Desde hace un par de meses, Gonzalo dispuso la apertura de la cocina durante toda la jornada, para que el comensal pueda sentarse a comer en cualquier momento. Sin restricciones horarias. En el camino, Urquiza se expandió con una sucursal en 1 y 47 con una propuesta más acotada y la novedad del delivery, que luego se trasladó a 56 para unificar criterios. Paralelamente apostó a Flora, una cafetería en calle 12 entre 55 y 56, donde también la simpleza le ganó a la pompa, con un fuerte acento en la calidad de cada uno de los productos.

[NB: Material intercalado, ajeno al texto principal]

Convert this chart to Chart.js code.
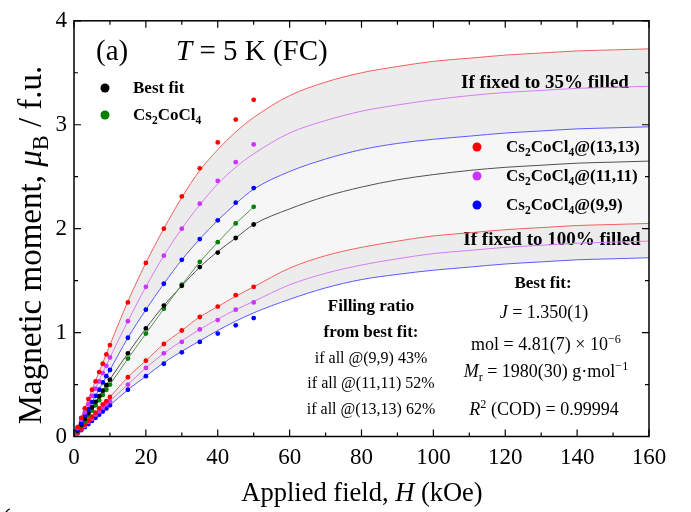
<!DOCTYPE html>
<html><head><meta charset="utf-8">
<script src="https://cdn.jsdelivr.net/npm/chart.js@4/dist/chart.umd.min.js"></script>
<style>html,body{margin:0;padding:0;background:#fff;}#wrap{width:691px;height:512px;}</style>
</head><body><div id="wrap"><canvas id="c" width="691" height="512"></canvas></div>
<script>
// ---- measured points (kOe) ----
const fieldPts = [1,2,3,4,5,6,7,8,9,10,15,20,25,30,35,40,45,50];
const bestFitPts   = [0.057,0.113,0.169,0.224,0.280,0.334,0.388,0.441,0.494,0.547,0.80,1.04,1.26,1.45,1.63,1.77,1.91,2.04];
const cs2cocl4Pts  = [0.05,0.10,0.15,0.20,0.25,0.30,0.35,0.40,0.45,0.50,0.75,0.99,1.23,1.46,1.68,1.87,2.05,2.21];
const red35Pts     = [0.09,0.18,0.27,0.36,0.45,0.53,0.62,0.70,0.79,0.88,1.29,1.67,2.00,2.31,2.58,2.83,3.05,3.24];
const mag35Pts     = [0.08,0.16,0.23,0.31,0.39,0.46,0.53,0.61,0.68,0.76,1.11,1.44,1.74,2.00,2.24,2.46,2.64,2.81];
const blue35Pts    = [0.066,0.13,0.20,0.26,0.33,0.39,0.45,0.52,0.58,0.64,0.95,1.22,1.47,1.70,1.90,2.08,2.25,2.39];
const red100Pts    = [0.039,0.077,0.116,0.154,0.19,0.23,0.27,0.31,0.34,0.38,0.57,0.73,0.89,1.02,1.15,1.25,1.36,1.44];
const mag100Pts    = [0.035,0.07,0.10,0.14,0.17,0.21,0.24,0.28,0.31,0.34,0.50,0.66,0.80,0.91,1.03,1.12,1.22,1.29];
const blue100Pts   = [0.031,0.061,0.09,0.12,0.15,0.18,0.21,0.24,0.27,0.30,0.45,0.58,0.70,0.81,0.91,0.99,1.07,1.14];

// ---- fitted curves ----
const fieldCurve = [0,5,10,15,20,25,30,35,40,45,50,60,70,80,90,100,110,120,130,140,150,160];
const red35Curve   = [0,0.45,0.88,1.30,1.67,2.00,2.30,2.56,2.76,2.93,3.07,3.28,3.41,3.50,3.56,3.61,3.64,3.67,3.69,3.71,3.72,3.73];
const mag35Curve   = [0,0.39,0.76,1.11,1.44,1.74,2.00,2.23,2.43,2.59,2.72,2.92,3.04,3.13,3.19,3.24,3.28,3.31,3.33,3.35,3.36,3.37];
const blue35Curve  = [0,0.33,0.64,0.95,1.22,1.47,1.70,1.90,2.08,2.24,2.38,2.55,2.67,2.76,2.82,2.86,2.89,2.92,2.94,2.96,2.97,2.98];
const bestFitCurve = [0,0.28,0.55,0.80,1.04,1.26,1.45,1.63,1.78,1.91,2.04,2.19,2.31,2.40,2.47,2.52,2.56,2.59,2.61,2.63,2.64,2.65];
const red100Curve  = [0,0.19,0.38,0.57,0.73,0.89,1.02,1.15,1.25,1.35,1.44,1.62,1.74,1.82,1.88,1.93,1.96,1.99,2.01,2.03,2.04,2.05];
const mag100Curve  = [0,0.17,0.34,0.50,0.66,0.80,0.92,1.03,1.13,1.22,1.30,1.46,1.57,1.65,1.71,1.76,1.79,1.82,1.84,1.86,1.87,1.88];
const blue100Curve = [0,0.15,0.30,0.45,0.58,0.71,0.82,0.92,1.02,1.11,1.19,1.32,1.43,1.51,1.56,1.60,1.63,1.66,1.68,1.70,1.71,1.72];

const xTicks = [0,20,40,60,80,100,120,140,160];
const yTicks = [0,1,2,3,4];

const SERIF = '"Liberation Serif","DejaVu Serif",serif';
const C_RED='#ff0000', C_MAG='#cc33ff', C_BLUE='#0000ff', C_GREEN='#008000';

const xy = (xs, ys) => xs.map((x,i)=>({x, y: ys[i]}));
function curve(ys, color, fill){
  return {data: xy(fieldCurve, ys), borderColor: color, borderWidth: 1, pointRadius: 0,
    cubicInterpolationMode: 'monotone', fill: fill || false, order: 2};
}
function pts(ys, color){
  return {data: xy(fieldPts, ys), showLine: false, pointRadius: 2.4, pointBorderWidth: 0,
    pointBackgroundColor: color, backgroundColor: color, borderColor: color, order: 0};
}
const datasets = [
  curve(red35Curve, '#f06060', {target: 2, above: '#ececec', below: '#ececec'}),
  curve(mag35Curve, '#d67cf0'),
  curve(blue35Curve, '#5a5aff', {target: 4, above: '#f6f6f6', below: '#f6f6f6'}),
  curve(bestFitCurve, '#505050'),
  curve(red100Curve, '#f06060', {target: 6, above: '#ececec', below: '#ececec'}),
  curve(mag100Curve, '#d67cf0'),
  curve(blue100Curve, '#5a5aff'),
  {data: [{x:0,y:0}].concat(xy(fieldPts, cs2cocl4Pts)), borderColor: '#5f8f5f', borderWidth: 1, pointRadius: 0, tension: 0, fill: false, order: 1},
  pts(red35Pts, C_RED), pts(mag35Pts, C_MAG), pts(blue35Pts, C_BLUE),
  pts(bestFitPts, '#000'), pts(cs2cocl4Pts, C_GREEN),
  pts(red100Pts, C_RED), pts(mag100Pts, C_MAG), pts(blue100Pts, C_BLUE)
];

function drawRich(ctx, segs, x, y, size, align){
  const parts = segs.map(s => {
    const t = s[0], f = s[1] || '';
    const sub = f.includes('_'), sup = f.includes('^');
    const sz = (sub||sup) ? size*0.68 : size;
    const font = (f.includes('i')?'italic ':'') + (f.includes('b')?'bold ':'') + sz + 'px ' + SERIF;
    ctx.font = font;
    return {t, font, w: ctx.measureText(t).width, dy: sub ? size*0.22 : (sup ? -size*0.4 : 0)};
  });
  const total = parts.reduce((a,p)=>a+p.w, 0);
  let cx = align==='center' ? x - total/2 : (align==='right' ? x - total : x);
  ctx.textAlign = 'left'; ctx.textBaseline = 'alphabetic';
  for (const p of parts){ ctx.font = p.font; ctx.fillText(p.t, cx, y + p.dy); cx += p.w; }
}

const textPlugin = {
  id: 'texts',
  beforeDatasetsDraw(chart){
    const ctx = chart.ctx; ctx.save(); ctx.fillStyle = '#000';
    drawRich(ctx, [['If fixed to 35% filled','b']], 545, 88, 19, 'center');
    drawRich(ctx, [['If fixed to 100% filled','b']], 552, 245, 19, 'center');
    ctx.restore();
  },
  afterDraw(chart){
    const ctx = chart.ctx, xs = chart.scales.x, ys = chart.scales.y, a = chart.chartArea;
    ctx.save();
    // frame
    ctx.strokeStyle = '#000'; ctx.lineWidth = 1.5;
    ctx.strokeRect(a.left, a.top, a.right - a.left, a.bottom - a.top);
    // ticks (inward)
    ctx.lineWidth = 1.2; ctx.beginPath();
    for (let v = 0; v <= 160; v += 10){
      const px = xs.getPixelForValue(v), L = (v % 20 === 0) ? 7 : 4;
      ctx.moveTo(px, a.bottom); ctx.lineTo(px, a.bottom - L);
      ctx.moveTo(px, a.top); ctx.lineTo(px, a.top + L);
    }
    for (let v = 0; v <= 4; v += 0.5){
      const py = ys.getPixelForValue(v), L = (v % 1 === 0) ? 7 : 4;
      ctx.moveTo(a.left, py); ctx.lineTo(a.left + L, py);
      ctx.moveTo(a.right, py); ctx.lineTo(a.right - L, py);
    }
    ctx.stroke();
    ctx.fillStyle = '#000';
    // title
    drawRich(ctx, [['(a)']], 96, 60, 29, 'left');
    drawRich(ctx, [['T','i'],[' = 5 K (FC)']], 176, 60, 29, 'left');
    // legends
    const dot = (x,y,c,r)=>{ctx.fillStyle=c; ctx.beginPath(); ctx.arc(x,y,r,0,Math.PI*2); ctx.fill(); ctx.fillStyle='#000';};
    dot(105, 88, '#000', 4.5); drawRich(ctx, [['Best fit','b']], 133, 93, 17, 'left');
    dot(105, 115, C_GREEN, 4.5); drawRich(ctx, [['Cs','b'],['2','b_'],['CoCl','b'],['4','b_']], 133, 120, 17, 'left');
    const leg = [[147, C_RED, '(13,13)'], [176, C_MAG, '(11,11)'], [205, C_BLUE, '(9,9)']];
    for (const [yy, c, lab] of leg){
      dot(477, yy, c, 4.5);
      drawRich(ctx, [['Cs','b'],['2','b_'],['CoCl','b'],['4','b_'],['@'+lab,'b']], 506, yy+5, 17, 'left');
    }
    // filling ratio
    drawRich(ctx, [['Filling ratio','b']], 371, 311, 17, 'center');
    drawRich(ctx, [['from best fit:','b']], 371, 337, 17, 'center');
    drawRich(ctx, [['if all @(9,9) 43%']], 371, 363, 16, 'center');
    drawRich(ctx, [['if all @(11,11) 52%']], 371, 388, 16, 'center');
    drawRich(ctx, [['if all @(13,13) 62%']], 371, 414, 16, 'center');
    // best fit params
    drawRich(ctx, [['Best fit:','b']], 543, 288, 17, 'center');
    drawRich(ctx, [['J','i'],[' = 1.350(1)']], 544, 318, 18, 'center');
    drawRich(ctx, [['mol = 4.81(7) \u00d7 10'],['\u22126','^']], 546, 350, 18, 'center');
    drawRich(ctx, [['M','i'],['r','_'],[' = 1980(30) g\u00b7mol'],['\u22121','^']], 546, 377, 18, 'center');
    drawRich(ctx, [['R','i'],['2','^'],[' (COD) = 0.99994']], 544, 415, 18, 'center');
    // axis titles
    drawRich(ctx, [['Applied field, '],['H','i'],[' (kOe)']], 362, 501, 26.5, 'center');
    ctx.translate(41, 245); ctx.rotate(-Math.PI/2);
    drawRich(ctx, [['Magnetic moment, '],['\u03bc','i'],['B','_'],[' / f.u.']], 0, 0, 33, 'center');
    ctx.restore();
    ctx.save(); ctx.fillStyle='#000'; ctx.font = '26px ' + SERIF; ctx.fillText('(', 2, 526); ctx.restore();
  }
};

new Chart(document.getElementById('c'), {
  type: 'line',
  data: {datasets},
  options: {
    responsive: false, animation: false, devicePixelRatio: 1,
    layout: {padding: {left: 0, right: 42, top: 14, bottom: 0}},
    plugins: {legend: {display: false}, tooltip: {enabled: false}, filler: {drawTime: 'beforeDatasetsDraw'}},
    scales: {
      x: {type: 'linear', min: 0, max: 160,
        afterBuildTicks: s => { s.ticks = xTicks.map(v => ({value: v})); },
        ticks: {color: '#000', font: {family: SERIF, size: 23}, padding: 8, maxRotation: 0, autoSkip: false},
        grid: {display: false, drawTicks: false}, border: {display: false},
        afterFit: s => { s.height = 75.5; }},
      y: {type: 'linear', min: 0, max: 4,
        afterBuildTicks: s => { s.ticks = yTicks.map(v => ({value: v})); },
        ticks: {color: '#000', font: {family: SERIF, size: 23}, padding: 7},
        grid: {display: false, drawTicks: false}, border: {display: false},
        afterFit: s => { s.width = 74; }}
    }
  },
  plugins: [textPlugin]
});
</script></body></html>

“El otro día escuché que alguien dijo que Urquiza es un restaurante de cocineros, sin mucha plata encima, sin nadie que esté atrás poniendo guita, mesas y espacio reciclado, con onda, con un el dibujo de Justo José de Urquiza que hizo mi sobrina, con la ayuda de un decorador amigo para embellecer el lugar…así nació y estoy muy orgulloso”. Termina un café con un trago corto. Se levanta de la mesa, se acomoda la chaqueta de jean. Ofrece disculpas porque debe ir a la cocina: unas calabazas recién sacadas del horno esperan que alguien las desmenuce. Afuera, en el cielo, los grises oscurecen.